--- START OF GIVEN MATERIAL ---

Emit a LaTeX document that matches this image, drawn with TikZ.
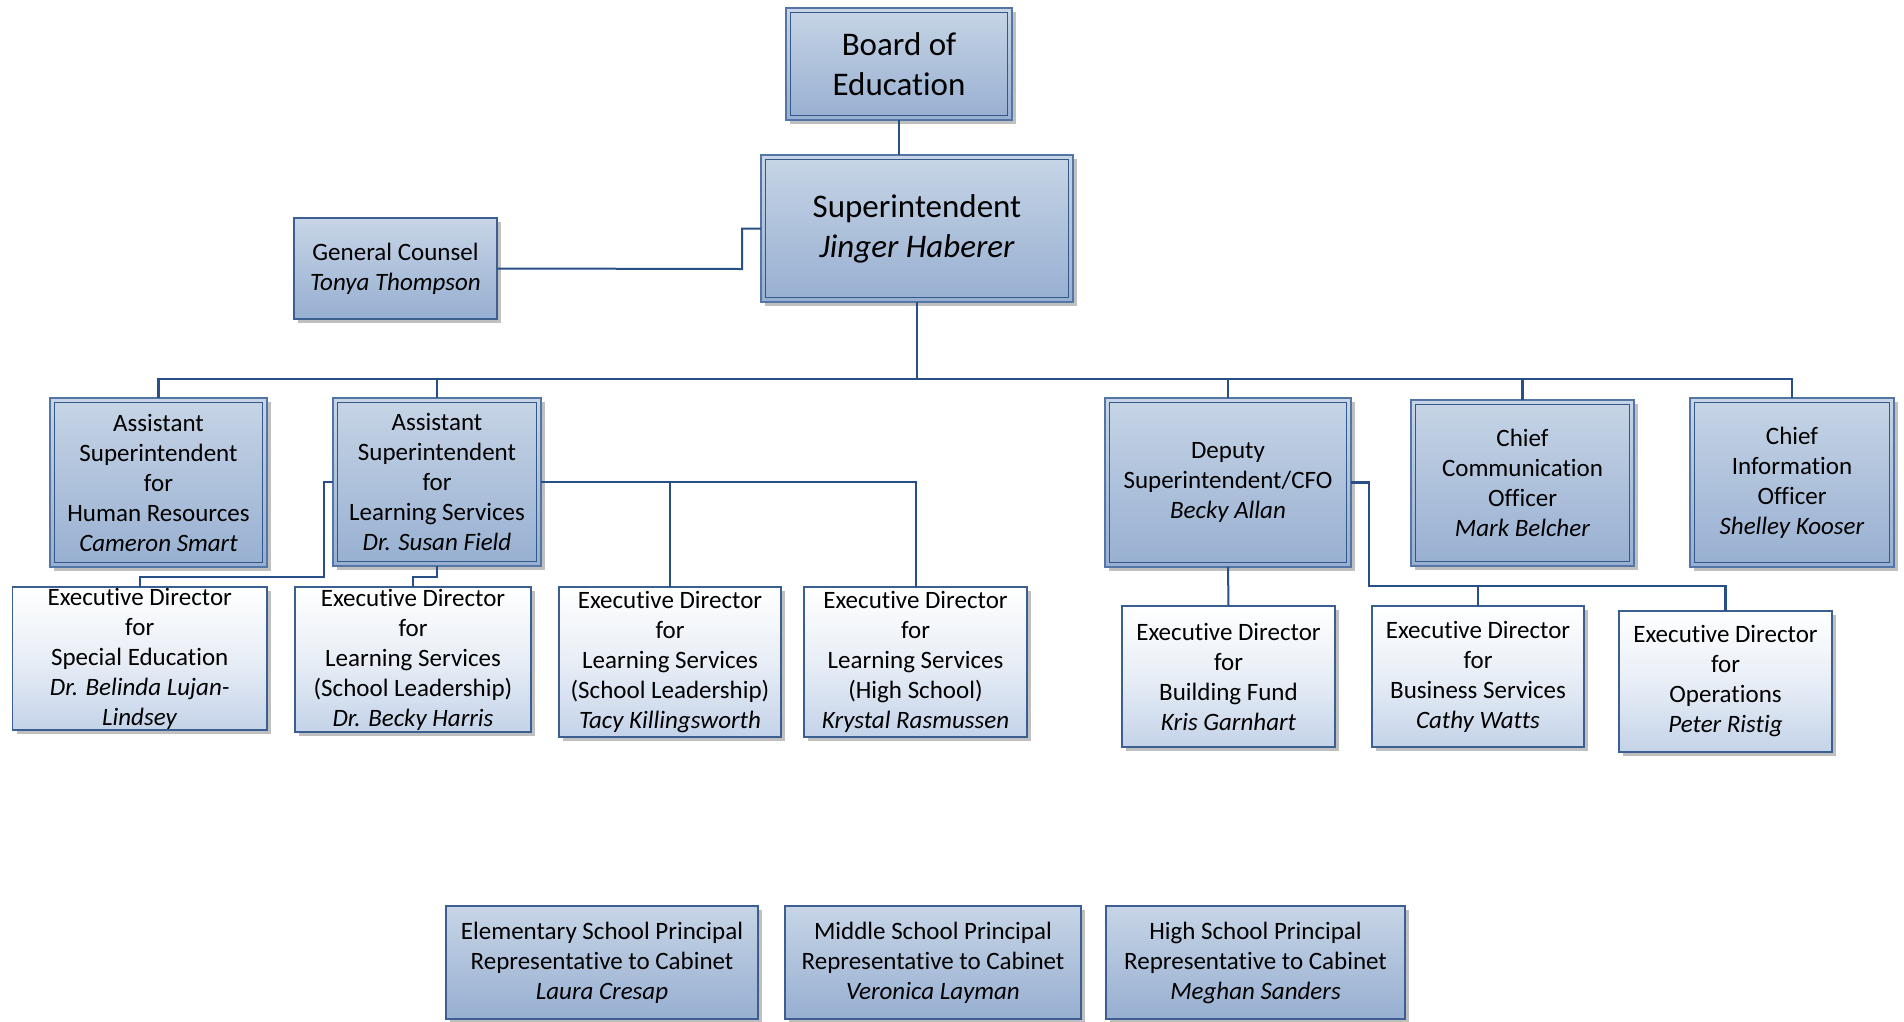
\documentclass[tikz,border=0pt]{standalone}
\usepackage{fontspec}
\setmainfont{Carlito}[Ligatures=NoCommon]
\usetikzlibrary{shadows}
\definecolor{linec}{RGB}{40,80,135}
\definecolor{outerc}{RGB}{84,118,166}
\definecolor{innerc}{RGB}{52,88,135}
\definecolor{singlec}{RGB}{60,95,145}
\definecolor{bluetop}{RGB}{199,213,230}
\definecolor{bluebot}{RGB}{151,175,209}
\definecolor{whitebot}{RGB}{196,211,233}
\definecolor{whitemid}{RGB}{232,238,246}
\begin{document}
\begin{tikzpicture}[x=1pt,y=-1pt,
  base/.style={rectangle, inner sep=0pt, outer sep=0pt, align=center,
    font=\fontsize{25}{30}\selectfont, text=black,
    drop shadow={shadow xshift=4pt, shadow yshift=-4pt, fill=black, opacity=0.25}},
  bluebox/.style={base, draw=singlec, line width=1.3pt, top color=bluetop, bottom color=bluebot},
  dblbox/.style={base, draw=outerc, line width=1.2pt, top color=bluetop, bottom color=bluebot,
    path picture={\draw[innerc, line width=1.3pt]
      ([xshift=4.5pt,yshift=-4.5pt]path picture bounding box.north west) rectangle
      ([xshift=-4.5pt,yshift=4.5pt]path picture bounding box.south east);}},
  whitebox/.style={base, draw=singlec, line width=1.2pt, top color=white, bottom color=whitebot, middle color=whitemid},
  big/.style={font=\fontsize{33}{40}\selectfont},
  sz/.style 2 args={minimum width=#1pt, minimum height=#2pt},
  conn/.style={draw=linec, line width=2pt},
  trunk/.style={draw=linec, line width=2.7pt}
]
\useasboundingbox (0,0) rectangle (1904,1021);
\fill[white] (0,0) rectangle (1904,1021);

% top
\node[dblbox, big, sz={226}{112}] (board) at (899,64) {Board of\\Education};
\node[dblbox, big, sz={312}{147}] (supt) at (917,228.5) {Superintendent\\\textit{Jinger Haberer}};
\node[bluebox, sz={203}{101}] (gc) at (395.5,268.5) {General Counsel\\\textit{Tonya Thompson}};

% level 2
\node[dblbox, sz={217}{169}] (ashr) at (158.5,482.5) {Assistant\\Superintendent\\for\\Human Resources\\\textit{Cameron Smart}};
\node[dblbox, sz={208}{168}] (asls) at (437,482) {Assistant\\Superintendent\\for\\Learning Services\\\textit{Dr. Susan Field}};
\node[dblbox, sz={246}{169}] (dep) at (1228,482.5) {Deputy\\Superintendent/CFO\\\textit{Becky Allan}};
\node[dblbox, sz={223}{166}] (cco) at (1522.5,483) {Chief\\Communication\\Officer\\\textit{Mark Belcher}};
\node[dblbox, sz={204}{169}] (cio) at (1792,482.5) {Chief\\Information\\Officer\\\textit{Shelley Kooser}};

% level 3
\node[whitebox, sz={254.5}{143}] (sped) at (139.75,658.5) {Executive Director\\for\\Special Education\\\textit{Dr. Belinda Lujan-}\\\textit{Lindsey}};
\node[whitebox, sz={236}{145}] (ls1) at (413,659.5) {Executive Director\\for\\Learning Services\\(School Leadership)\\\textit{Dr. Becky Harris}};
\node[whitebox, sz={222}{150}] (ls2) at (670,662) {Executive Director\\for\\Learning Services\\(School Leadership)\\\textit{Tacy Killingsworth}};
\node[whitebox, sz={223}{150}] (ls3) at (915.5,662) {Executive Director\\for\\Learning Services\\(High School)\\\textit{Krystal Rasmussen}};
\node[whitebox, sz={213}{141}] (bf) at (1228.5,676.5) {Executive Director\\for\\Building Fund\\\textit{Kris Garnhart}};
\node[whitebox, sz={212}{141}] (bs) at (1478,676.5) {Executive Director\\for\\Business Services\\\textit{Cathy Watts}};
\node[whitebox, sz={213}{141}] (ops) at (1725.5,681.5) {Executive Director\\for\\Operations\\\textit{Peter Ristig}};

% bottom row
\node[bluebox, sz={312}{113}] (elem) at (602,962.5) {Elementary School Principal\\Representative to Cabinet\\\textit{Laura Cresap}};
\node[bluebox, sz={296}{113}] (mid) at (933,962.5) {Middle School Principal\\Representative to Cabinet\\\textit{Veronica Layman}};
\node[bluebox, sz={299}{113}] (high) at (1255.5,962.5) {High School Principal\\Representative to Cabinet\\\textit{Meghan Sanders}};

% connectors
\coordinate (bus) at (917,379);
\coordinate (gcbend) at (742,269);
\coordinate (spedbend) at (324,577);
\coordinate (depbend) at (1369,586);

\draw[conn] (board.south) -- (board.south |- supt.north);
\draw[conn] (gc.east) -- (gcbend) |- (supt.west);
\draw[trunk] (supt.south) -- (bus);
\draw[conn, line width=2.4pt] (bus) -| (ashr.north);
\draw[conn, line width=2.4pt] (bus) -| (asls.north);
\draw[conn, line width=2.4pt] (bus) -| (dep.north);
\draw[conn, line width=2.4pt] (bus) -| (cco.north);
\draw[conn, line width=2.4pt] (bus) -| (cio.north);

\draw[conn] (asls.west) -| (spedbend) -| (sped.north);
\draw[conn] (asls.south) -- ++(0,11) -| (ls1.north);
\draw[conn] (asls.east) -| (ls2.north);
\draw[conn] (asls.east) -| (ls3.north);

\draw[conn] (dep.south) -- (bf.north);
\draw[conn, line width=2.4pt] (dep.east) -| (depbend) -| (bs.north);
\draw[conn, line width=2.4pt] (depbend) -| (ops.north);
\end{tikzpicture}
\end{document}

--- END OF GIVEN MATERIAL ---

Transcribe the full listing above exactly as it stands, minus the pictures.

Emit a LaTeX document that matches this image, drawn with TikZ.
\documentclass[tikz,border=0pt]{standalone}
\usepackage{fontspec}
\setmainfont{Carlito}[Ligatures=NoCommon]
\usetikzlibrary{shadows}
\definecolor{linec}{RGB}{40,80,135}
\definecolor{outerc}{RGB}{84,118,166}
\definecolor{innerc}{RGB}{52,88,135}
\definecolor{singlec}{RGB}{60,95,145}
\definecolor{bluetop}{RGB}{199,213,230}
\definecolor{bluebot}{RGB}{151,175,209}
\definecolor{whitebot}{RGB}{196,211,233}
\definecolor{whitemid}{RGB}{232,238,246}
\begin{document}
\begin{tikzpicture}[x=1pt,y=-1pt,
  base/.style={rectangle, inner sep=0pt, outer sep=0pt, align=center,
    font=\fontsize{25}{30}\selectfont, text=black,
    drop shadow={shadow xshift=4pt, shadow yshift=-4pt, fill=black, opacity=0.25}},
  bluebox/.style={base, draw=singlec, line width=1.3pt, top color=bluetop, bottom color=bluebot},
  dblbox/.style={base, draw=outerc, line width=1.2pt, top color=bluetop, bottom color=bluebot,
    path picture={\draw[innerc, line width=1.3pt]
      ([xshift=4.5pt,yshift=-4.5pt]path picture bounding box.north west) rectangle
      ([xshift=-4.5pt,yshift=4.5pt]path picture bounding box.south east);}},
  whitebox/.style={base, draw=singlec, line width=1.2pt, top color=white, bottom color=whitebot, middle color=whitemid},
  big/.style={font=\fontsize{33}{40}\selectfont},
  sz/.style 2 args={minimum width=#1pt, minimum height=#2pt},
  conn/.style={draw=linec, line width=2pt},
  trunk/.style={draw=linec, line width=2.7pt}
]
\useasboundingbox (0,0) rectangle (1904,1021);
\fill[white] (0,0) rectangle (1904,1021);

% top
\node[dblbox, big, sz={226}{112}] (board) at (899,64) {Board of\\Education};
\node[dblbox, big, sz={312}{147}] (supt) at (917,228.5) {Superintendent\\\textit{Jinger Haberer}};
\node[bluebox, sz={203}{101}] (gc) at (395.5,268.5) {General Counsel\\\textit{Tonya Thompson}};

% level 2
\node[dblbox, sz={217}{169}] (ashr) at (158.5,482.5) {Assistant\\Superintendent\\for\\Human Resources\\\textit{Cameron Smart}};
\node[dblbox, sz={208}{168}] (asls) at (437,482) {Assistant\\Superintendent\\for\\Learning Services\\\textit{Dr. Susan Field}};
\node[dblbox, sz={246}{169}] (dep) at (1228,482.5) {Deputy\\Superintendent/CFO\\\textit{Becky Allan}};
\node[dblbox, sz={223}{166}] (cco) at (1522.5,483) {Chief\\Communication\\Officer\\\textit{Mark Belcher}};
\node[dblbox, sz={204}{169}] (cio) at (1792,482.5) {Chief\\Information\\Officer\\\textit{Shelley Kooser}};

% level 3
\node[whitebox, sz={254.5}{143}] (sped) at (139.75,658.5) {Executive Director\\for\\Special Education\\\textit{Dr. Belinda Lujan-}\\\textit{Lindsey}};
\node[whitebox, sz={236}{145}] (ls1) at (413,659.5) {Executive Director\\for\\Learning Services\\(School Leadership)\\\textit{Dr. Becky Harris}};
\node[whitebox, sz={222}{150}] (ls2) at (670,662) {Executive Director\\for\\Learning Services\\(School Leadership)\\\textit{Tacy Killingsworth}};
\node[whitebox, sz={223}{150}] (ls3) at (915.5,662) {Executive Director\\for\\Learning Services\\(High School)\\\textit{Krystal Rasmussen}};
\node[whitebox, sz={213}{141}] (bf) at (1228.5,676.5) {Executive Director\\for\\Building Fund\\\textit{Kris Garnhart}};
\node[whitebox, sz={212}{141}] (bs) at (1478,676.5) {Executive Director\\for\\Business Services\\\textit{Cathy Watts}};
\node[whitebox, sz={213}{141}] (ops) at (1725.5,681.5) {Executive Director\\for\\Operations\\\textit{Peter Ristig}};

% bottom row
\node[bluebox, sz={312}{113}] (elem) at (602,962.5) {Elementary School Principal\\Representative to Cabinet\\\textit{Laura Cresap}};
\node[bluebox, sz={296}{113}] (mid) at (933,962.5) {Middle School Principal\\Representative to Cabinet\\\textit{Veronica Layman}};
\node[bluebox, sz={299}{113}] (high) at (1255.5,962.5) {High School Principal\\Representative to Cabinet\\\textit{Meghan Sanders}};

% connectors
\coordinate (bus) at (917,379);
\coordinate (gcbend) at (742,269);
\coordinate (spedbend) at (324,577);
\coordinate (depbend) at (1369,586);

\draw[conn] (board.south) -- (board.south |- supt.north);
\draw[conn] (gc.east) -- (gcbend) |- (supt.west);
\draw[trunk] (supt.south) -- (bus);
\draw[conn, line width=2.4pt] (bus) -| (ashr.north);
\draw[conn, line width=2.4pt] (bus) -| (asls.north);
\draw[conn, line width=2.4pt] (bus) -| (dep.north);
\draw[conn, line width=2.4pt] (bus) -| (cco.north);
\draw[conn, line width=2.4pt] (bus) -| (cio.north);

\draw[conn] (asls.west) -| (spedbend) -| (sped.north);
\draw[conn] (asls.south) -- ++(0,11) -| (ls1.north);
\draw[conn] (asls.east) -| (ls2.north);
\draw[conn] (asls.east) -| (ls3.north);

\draw[conn] (dep.south) -- (bf.north);
\draw[conn, line width=2.4pt] (dep.east) -| (depbend) -| (bs.north);
\draw[conn, line width=2.4pt] (depbend) -| (ops.north);
\end{tikzpicture}
\end{document}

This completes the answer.